L’Etat n’a pas économisé sur le VDNKh : c’est à la fois une construction à grande échelle, une station de métro, et un centre d’hébergement et de restauration pour les délégations de tout le pays. Mais il représente aussi des médailles et des diplômes. En effet, le gouvernement n’a pas lésiné sur les attributions de prix, remis par milliers aux participants. Un système bien plus efficace que n’importe quelle propagande ; car lorsque plusieurs centaines de milliers, voire des millions de personnes retournent dans leur villes, villages et provinces en louant les richesses et les splendeurs de Moscou, ainsi que l’accueil chaleureux dont ils ont bénéficié, tout un chacun sait qu’il a désormais un but à atteindre, et qu’il lui faut pour cela travailler dur. À l’époque, c’est tout le pays qui se transforme en record potentiel aux championnats, dans l’industrie comme dans l’agriculture.

Légendes urbaines

Le pavillon « Cosmos ». Crédit : Selimkhanov/RIA Novosti

Il existe de nombreuses légendes sur le VDNKh. Le plus étonnant, c’est que certaines sont vraies. À une époque, la rumeur disait que dans le centre VDNKh, se trouvait un bunker avec des stocks de nourriture et d’eau en cas de guerre. Un bunker qui pourrait accueillir et faire vivre trois cents personnes pendant deux jours. Et c’était vrai ! Pour y accéder, il fallait emprunter un passage secret situé sous la sculpture de Lénine. Lorsque cette statue a été démontée à la chute de l’URSS, le passage secret a été conservé.
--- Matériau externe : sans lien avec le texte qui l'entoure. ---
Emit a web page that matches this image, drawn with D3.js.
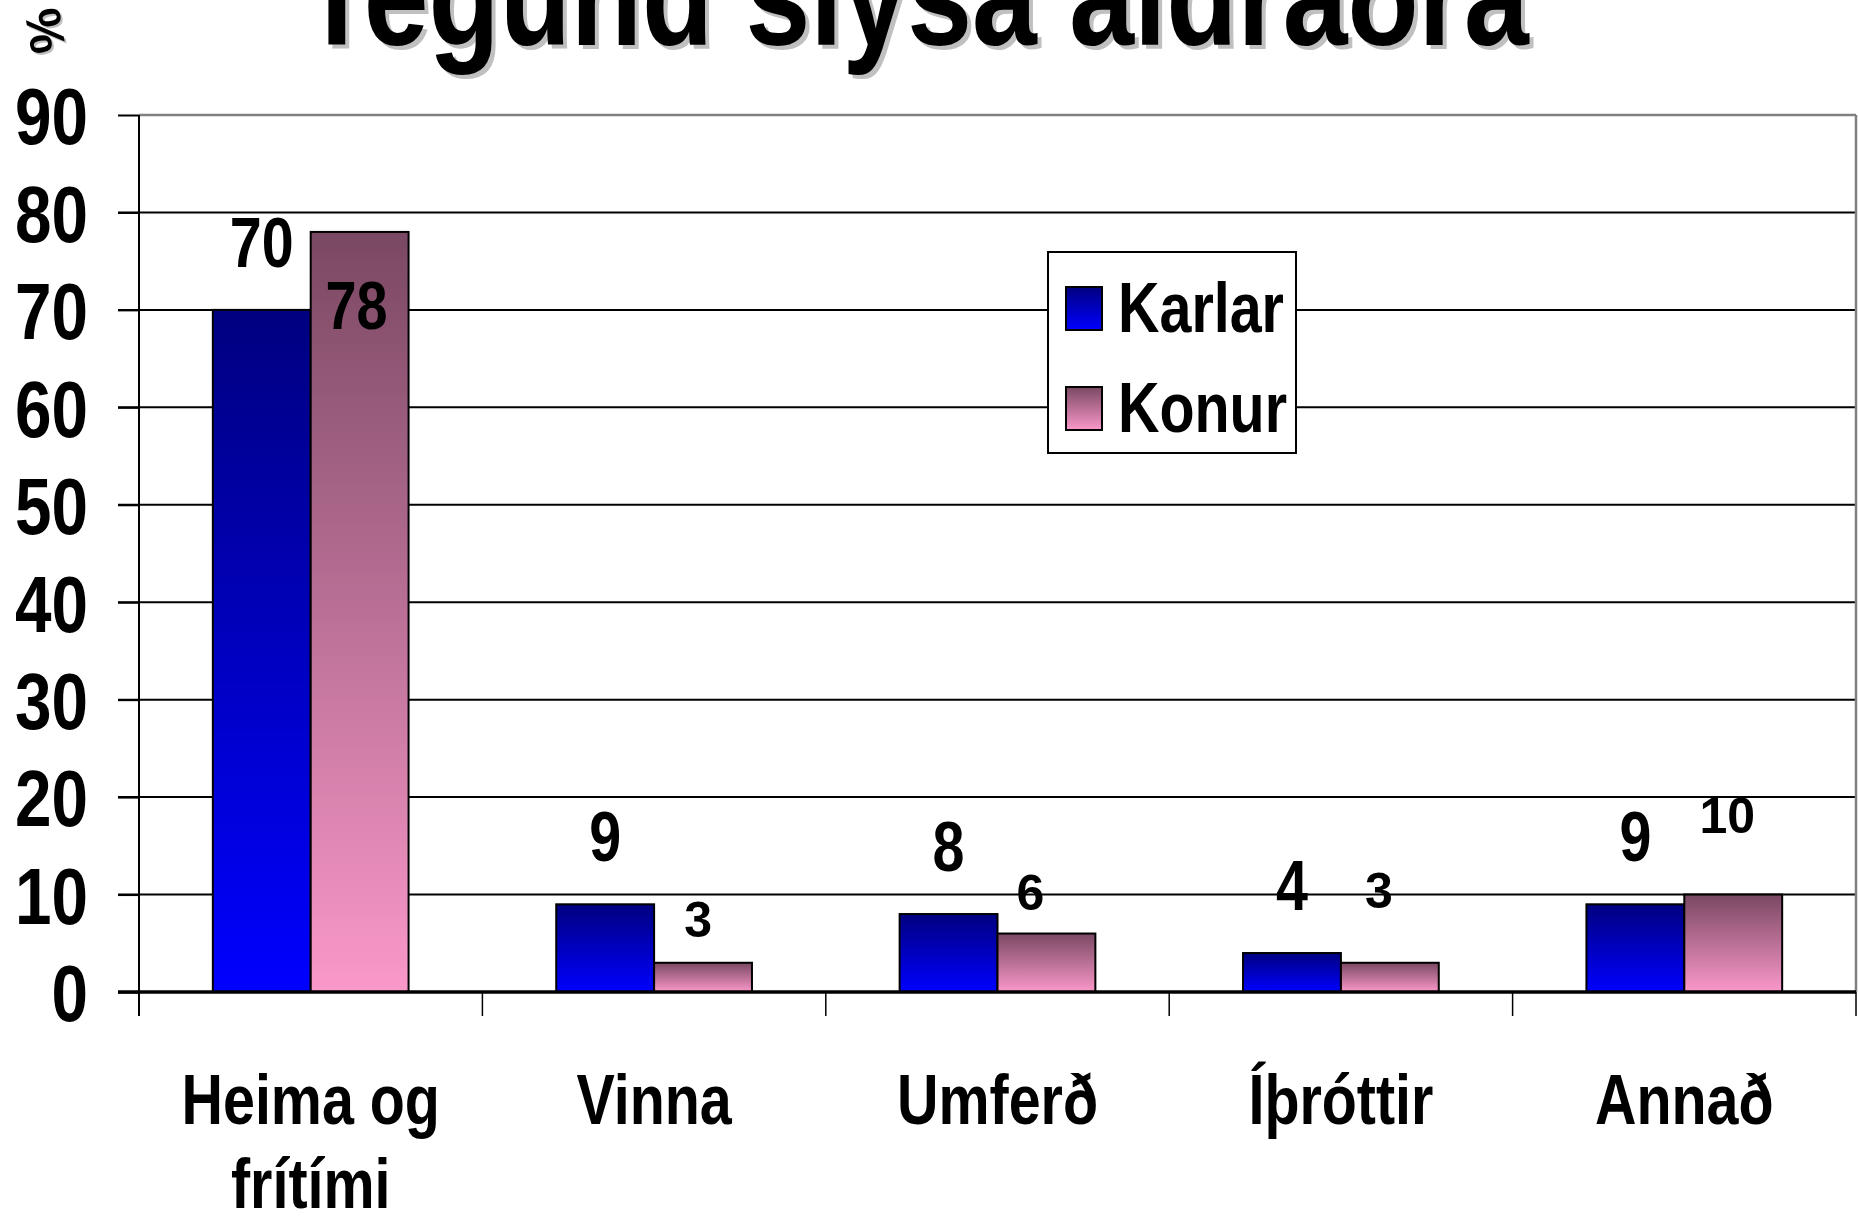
<!DOCTYPE html>
<html>
<head>
<meta charset="utf-8">
<script src="https://cdn.jsdelivr.net/npm/d3@7"></script>
<style>
  html, body { margin: 0; padding: 0; background: #fff; }
  svg { display: block; }
</style>
</head>
<body>
<svg id="chart" width="1858" height="1220"></svg>
<script>
// ---- data ----
const title = "Tegund slysa aldraðra";
const unitLabel = "%";
const categories = ["Heima og\nfrítími", "Vinna", "Umferð", "Íþróttir", "Annað"];
const seriesNames = ["Karlar", "Konur"];
const karlar = [70, 9, 8, 4, 9];
const konur = [78, 3, 6, 3, 10];
const yTicks = [0, 10, 20, 30, 40, 50, 60, 70, 80, 90];

// ---- label placement (layout only) ----
const karlarLabelDy = [-43, -43, -43, -43, -43];
const konurLabelDy = [97, -26, -24, -55, -62];
const konurLabelDx = [-3, -5, -16, -11, -6];
const konurLabelBig = [true, false, false, false, false];

const REG = "'Liberation Sans', Arial, sans-serif";

const svg = d3.select("#chart");
const plot = { left: 139, right: 1856, top: 115, bottom: 992 };

const x = d3.scaleBand().domain(categories).range([plot.left, plot.right]).paddingInner(0.43).paddingOuter(0.215);
const xs = d3.scaleBand().domain(seriesNames).range([0, x.bandwidth()]).padding(0);
const y = d3.scaleLinear().domain([0, 90]).range([plot.bottom, plot.top]);

// gradients
const defs = svg.append("defs");
const gK = defs.append("linearGradient").attr("id", "gKarlar").attr("x1", 0).attr("y1", 0).attr("x2", 0).attr("y2", 1);
gK.append("stop").attr("offset", "0%").attr("stop-color", "#000080");
gK.append("stop").attr("offset", "100%").attr("stop-color", "#0000ff");
const gW = defs.append("linearGradient").attr("id", "gKonur").attr("x1", 0).attr("y1", 0).attr("x2", 0).attr("y2", 1);
gW.append("stop").attr("offset", "0%").attr("stop-color", "#7a4862");
gW.append("stop").attr("offset", "100%").attr("stop-color", "#fa98ca");
const fills = { Karlar: "url(#gKarlar)", Konur: "url(#gKonur)" };

// narrow font detection (compare against monospace fallback)
function narrowAvailable() {
  const t1 = svg.append("text").attr("font-family", "'Liberation Sans Narrow', monospace").attr("font-size", 100).text("Heima og frítími");
  const t2 = svg.append("text").attr("font-family", "monospace").attr("font-size", 100).text("Heima og frítími");
  const a = t1.node().getComputedTextLength(), b = t2.node().getComputedTextLength();
  t1.remove(); t2.remove();
  return Math.abs(a - b) > 1;
}
const hasNarrow = narrowAvailable();
function narrowify(sel) {
  sel.attr("font-weight", "bold");
  if (hasNarrow) {
    sel.attr("font-family", "'Liberation Sans Narrow', sans-serif");
  } else {
    sel.attr("font-family", REG);
    sel.each(function () {
      const n = d3.select(this);
      const tspans = n.selectAll("tspan");
      const targets = tspans.empty() ? [this] : tspans.nodes();
      targets.forEach(t => {
        const L = t.getComputedTextLength();
        d3.select(t).attr("textLength", L * 0.82).attr("lengthAdjust", "spacingAndGlyphs");
      });
    });
  }
  return sel;
}

// title with shadow
[["#c0c0c0", 4, 4], ["#000", 0, 0]].forEach(([c, dx, dy]) => {
  narrowify(svg.append("text")
    .attr("x", 915 + dx).attr("y", 45 + dy)
    .attr("text-anchor", "middle")
    .attr("font-size", 142)
    .attr("fill", c)
    .text(title));
});

// % unit with shadow, rotated
[["#c0c0c0", 2, 2], ["#000", 0, 0]].forEach(([c, dx, dy]) => {
  svg.append("text")
    .attr("transform", `translate(${45 + dx},${31 + dy}) rotate(80)`)
    .attr("text-anchor", "middle")
    .attr("dominant-baseline", "central")
    .attr("font-family", REG).attr("font-weight", "bold")
    .attr("font-size", 50)
    .attr("fill", c)
    .text(unitLabel);
});

// gridlines
svg.append("g").selectAll("line").data(yTicks.filter(d => d > 0 && d < 90)).join("line")
  .attr("x1", 118).attr("x2", plot.right)
  .attr("y1", d => y(d)).attr("y2", d => y(d))
  .attr("stroke", "#000").attr("stroke-width", 2);
// plot border top + right (gray)
svg.append("line").attr("x1", plot.left).attr("x2", plot.right).attr("y1", y(90)).attr("y2", y(90))
  .attr("stroke", "#808080").attr("stroke-width", 2.5);
svg.append("line").attr("x1", plot.right).attr("x2", plot.right).attr("y1", y(90)).attr("y2", y(0))
  .attr("stroke", "#808080").attr("stroke-width", 2.5);

// y axis
const yAxis = svg.append("g").attr("transform", `translate(${plot.left},0)`)
  .call(d3.axisLeft(y).tickValues(yTicks).tickSizeInner(21).tickSizeOuter(0).tickPadding(30));
yAxis.select(".domain").remove();
yAxis.selectAll(".tick line").attr("stroke", "#000").attr("stroke-width", 2);
narrowify(yAxis.selectAll(".tick text").attr("font-size", 80).attr("fill", "#000").attr("dy", "0.36em"));
svg.append("line").attr("x1", plot.left).attr("x2", plot.left).attr("y1", y(90)).attr("y2", plot.bottom + 24)
  .attr("stroke", "#000").attr("stroke-width", 2);

// bars
const groups = svg.append("g").selectAll("g").data(categories).join("g")
  .attr("transform", d => `translate(${x(d)},0)`);
groups.selectAll("rect").data((d, i) => [
  { s: "Karlar", v: karlar[i] },
  { s: "Konur", v: konur[i] }
]).join("rect")
  .attr("x", d => xs(d.s))
  .attr("y", d => y(d.v))
  .attr("width", xs.bandwidth())
  .attr("height", d => y(0) - y(d.v))
  .attr("fill", d => fills[d.s])
  .attr("stroke", "#000").attr("stroke-width", 2);

// zero line + x ticks at band boundaries
svg.append("line").attr("x1", 118).attr("x2", plot.right).attr("y1", y(0)).attr("y2", y(0))
  .attr("stroke", "#000").attr("stroke-width", 3.5);
const bounds = d3.range(categories.length + 1).map(i => x.range()[0] + i * x.step());
svg.append("g").selectAll("line").data(bounds).join("line")
  .attr("x1", d => d).attr("x2", d => d)
  .attr("y1", y(0)).attr("y2", y(0) + 24)
  .attr("stroke", "#000").attr("stroke-width", 1.5);

// category labels
const xAxis = svg.append("g").attr("transform", `translate(0,${y(0)})`)
  .call(d3.axisBottom(x).tickSize(0).tickPadding(0));
xAxis.select(".domain").remove();
xAxis.selectAll(".tick text").each(function (d) {
  const t = d3.select(this).text(null).attr("y", 0).attr("dy", null);
  d.split("\n").forEach((line, k) => {
    t.append("tspan").attr("x", 0).attr("y", 132 + k * 84).text(line);
  });
});
narrowify(xAxis.selectAll(".tick text").attr("font-size", 70).attr("fill", "#000").attr("text-anchor", "middle"));

// data labels
categories.forEach((c, i) => {
  narrowify(svg.append("text")
    .attr("x", x(c) + xs("Karlar") + xs.bandwidth() / 2)
    .attr("y", y(karlar[i]) + karlarLabelDy[i])
    .attr("text-anchor", "middle")
    .attr("font-size", 70)
    .text(karlar[i]));
  const t = svg.append("text")
    .attr("x", x(c) + xs("Konur") + xs.bandwidth() / 2 + konurLabelDx[i])
    .attr("y", y(konur[i]) + konurLabelDy[i])
    .attr("text-anchor", "middle")
    .text(konur[i]);
  if (konurLabelBig[i]) narrowify(t.attr("font-size", 68));
  else t.attr("font-family", REG).attr("font-weight", "bold").attr("font-size", 50);
});

// legend
const lg = svg.append("g");
lg.append("rect").attr("x", 1048).attr("y", 252).attr("width", 248).attr("height", 201)
  .attr("fill", "#fff").attr("stroke", "#000").attr("stroke-width", 2);
seriesNames.forEach((s, k) => {
  const yy = 287 + k * 100;
  lg.append("rect").attr("x", 1066).attr("y", yy).attr("width", 36).attr("height", 43)
    .attr("fill", fills[s]).attr("stroke", "#000").attr("stroke-width", 2);
  narrowify(lg.append("text").attr("x", 1118).attr("y", yy + 45)
    .attr("font-size", 70).text(s));
});
</script>
</body>
</html>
En 1950, le pavillon « Cosmos » accueillait une gigantesque sculpture de Staline, d’une hauteur de 25 mètres de haut. Peu de gens savaient qu’à l’intérieur de la statue de Staline, se trouvait une toute petite statue du même Staline, à la façon des poupées russes. Il s’avère qu’au départ, une maquette miniature de la sculpture avait été présentée et approuvée par la commission. Cependant, lorsque l’original, la statue géante de Staline, est arrivée, s’est alors posée la question du destin de sa copie miniature. Personne n’aurait osé donner l’ordre de la détruire, au risque de se retrouver en prison pour atteinte au « culte de la personnalité ». C’est pourquoi la décision a été prise de couvrir la petite statue par la grande.

Staline était un homme fort contradictoire, qui pouvait arbitrairement vous envoyer en prison pour désobéissance, ou vous récompenser. Un jour où il se rendit à VDNKh pour voir comment avançait la construction du pavillon « Géorgie » (Staline était géorgien), il alluma sa pipe et se mit à fumer. Un garde s’approcha de lui et, tremblant de peur, lui aurait glissé : « Camarade Staline, il est interdit de fumer ». Staline a alors immédiatement éteint sa pipe. Quant au garde qui s’était préparé à être arrêté sur-le-champ, il finalement reçu quelques jours plus tard, la visite d’un messager du Kremlin pour le féliciter et lui remettre une récompense pour sa vigilance.

L’époque de la renaissance

Crédit : Itar-Tass

Après la chute de l’URSS, le centre VDNKh tombe en léthargie. L’idéologie nouvelle que représente ce monument du travail est obsolète. Les pavillons sont loués à des fins diverses, se transformant en toute sorte de magasins, stands et marchés aux puces. On y vend de tout : miel, fourrure, vêtements biélorusses... Les allées du parc sont envahies par les mauvaises herbes, les bâtiments tombent en ruine.

Au cours des dernières années, la ville de Moscou a assisté à la totale reconstruction de ses parcs. Pourtant, le centre VDNKh reste délaissé. On l’explique par le fait que le complexe d’exposition appartienne à l’Etat fédéral, et non à la ville, comme l’ensemble des parcs moscovites, mais voilà que récemment, le centre VDNKh a été remis aux autorités de la ville de Moscou. Cette nouvelle apporte l’espoir d’une restauration prochaine des pavillons, de la reprise en main culturelle des lieux, d’un assainissement des étangs et d’un entretien des parcs. Il est plus que temps de vider les lieux de ses marchands intrusifs et de remettre au goût du jour ce temple, chef d'œuvre de l’architecture paysagère.